Googling this I only a couple examples of this, like here I attempted a reboot and that failed. Since it was test I could start over again, and verified the only change was the setting of the SPN which caused this to happen, even though everyone is stating it’s not related. It this case it def was.
The only solution I found from my testing was to:
- Go to the Web Application in CA
- Highlight the problematic Site, click on Auth Providers in the Ribbon
- Click default (claims Auth)
- Switch it back to NTLM. (Watch Front End server resources spike as IIS is reconfigured) (Can’t remember if reboot was required here)
- after it’s done access the site. Ensure no prompts for creds and SSO works as intended.
- ensure SPN exists and is proper.
- Reset the Site Auth providers setting back to Kerberos. (Again reboot may be required)
- Access the site, SSO (no prompt for creds after already logged on) and Kerberos (klist shows a TGTicket) should work as expected.
When I went to implement this in production I figured it was less risky to just set the auth provider to NTLM before even setting the SPN thus there should be no point in time where it prompts for credentials for the end user. Despair ensues…

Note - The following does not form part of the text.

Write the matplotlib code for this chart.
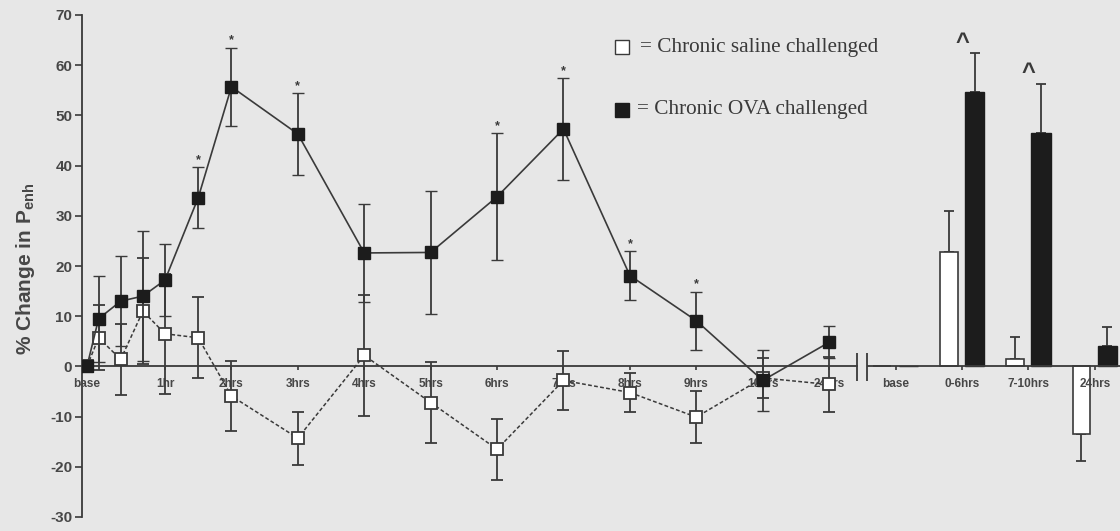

So set auth to NTLM.. Prompts for creds (wait what…), even worse enter creds many times and site will not load… WAT!?!
In a panic I call my superior, he wants to look through the log, but there show no major indicators (event viewer) I mention my usual quick n easy first thing to try… yeah, reboot! Sure enough a reboot resolved the issue. Not sure why that happened but conitue on as above from this point and sure enough got both SSO and kerberos working as intended.
Let this be a friendly reminder that even though you test stuff in test, even the slightest change in your procedure can have devastating consequences. Hope this post was insightful for someone.